If the camera intrinsics is known, put it in "${ROOT}/${seqName}/calib.json" (refer to "POF/calib.json" for example); otherwise, a default camera intrinsics will be used.
In ${ROOT}, run "bash run_pipeline.sh ${seqName}"; if the subject in the video shows only upper body, run "bash run_pipeline.sh ${seqName} -f".

Docker Image

Install NVIDIA Docker
Build the docker image

  docker build . --tag mtc

Running the docker image:

  xhost local:root
  docker run --gpus 0 -it -v /tmp/.X11-unix:/tmp/.X11-unix -e DISPLAY -e XAUTHORITY -e NVIDIA_DRIVER_CAPABILITIES=all mtc

Once inside (should be in /opt/mtc by default):

  bash run_pipeline.sh example_speech -f

Tested on Ubuntu 16.04 and 18.04 with Titan Xp and Titan X Maxwell (External w/Razer Core).

Examples

"download.sh" automatically download 2 example videos to test. After successful installation run

bash run_pipeline.sh example_dance

bash run_pipeline.sh example_speech -f

License and Citation

This code can only be used for non-commercial research purposes. If you use this code in your research, please cite the following papers.
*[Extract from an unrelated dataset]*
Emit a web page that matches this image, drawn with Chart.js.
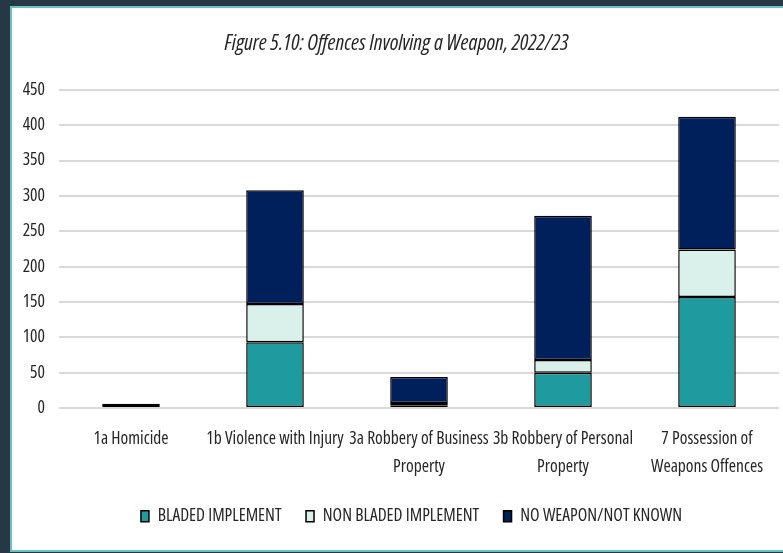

@inproceedings{xiang2019monocular,
  title={Monocular total capture: Posing face, body, and hands in the wild},
  author={Xiang, Donglai and Joo, Hanbyul and Sheikh, Yaser},
  booktitle={Proceedings of the IEEE Conference on Computer Vision and Pattern Recognition},
  year={2019}
}

@inproceedings{joo2018total,
  title={Total capture: A 3d deformation model for tracking faces, hands, and bodies},
  author={Joo, Hanbyul and Simon, Tomas and Sheikh, Yaser},
  booktitle={Proceedings of the IEEE Conference on Computer Vision and Pattern Recognition},
  year={2018}
}

Some part of this code is modified from lmb-freiburg/hand3d.

Adam Model

We use the deformable human model Adam in this code.

The relationship between Adam and SMPL: The body part of Adam is derived from SMPL model by Loper et al. 2015. It follows SMPL's body joint hierarchy, but uses a different joint regressor. Adam does not contain the original SMPL model's shape and pose blendshapes, but uses its own version trained from Panoptic Studio database.

The relationship between Adam and FaceWarehouse: The face part of Adam is derived from FaceWarehouse. In particular, the mesh topology of face of Adam is a modified version of the learned model from FaceWarehouse dataset. Adam does not contain the blendshapes of the original FaceWarehouse data, and facial expression of Adam model is unavailable due to copyright issues.

The Adam model is shared for research purpose only, and cannot be used for commercial purpose. Redistributing the original or modified version of Adam is also not allowed without permissions.

Special Notice

In our code, the output of ceres::AngleAxisToRotationMatrix is always a RowMajor matrix, while the function is designed for a ColMajor matrix. To account for this, please treat our output pose parameters as the opposite value. In other words, before exporting our pose parameter to other softwares, please multiply them by -1.